While the inquiries have touched only a small number of the dozens of companies that provide the wireless service, they reflect regulators' growing concern that a program aimed at ensuring people have the ability to call their families, jobs or for emergency help has got out of hand as the number of companies providing the service has exploded.

"Waste and fraud in this vital program are simply unacceptable," said Federal Communications Commission spokeswoman Tammy Sun.


And yet they are apparently rampant. Imagine that. When you read the details of the story of how this government program with the best intentions has gone awry (sound familiar?), a couple of things stand out:

1. The lack of accountability is astounding. Until last year, the FCC allowed customers to “self certify” that they qualified for the program and required no documentation.

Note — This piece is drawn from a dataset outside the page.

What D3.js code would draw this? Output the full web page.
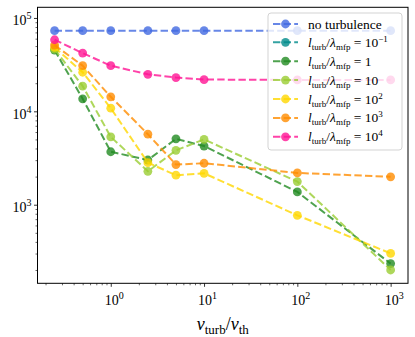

They basically let companied sign customers up for the program, submit bills to the government for the service provided, and paid them with little oversight or concern for where the money was going. This is just one small program (a mere $2.2B a year) and it’s not an isolated case. It’s just an example what takes place in government programs when it’s all too easy to spend someone else’s money.

2. The notions that government programs are “as lean as they can be” or that “we’ve already cut to the bone” appear ludicrous when considered alongside stories like this. Whether you believe that providing phones to its citizens is truly a proper function of government or not, it’s hard to argue given the facts of the this story that the program would be “destroyed” if it was subject to a 3% budget cut (as part of sequestration) or even a 10% budget cut as part of an across the board effort to reduce the deficit. There’s still a lot of layers of fat left before we start getting close to the bone.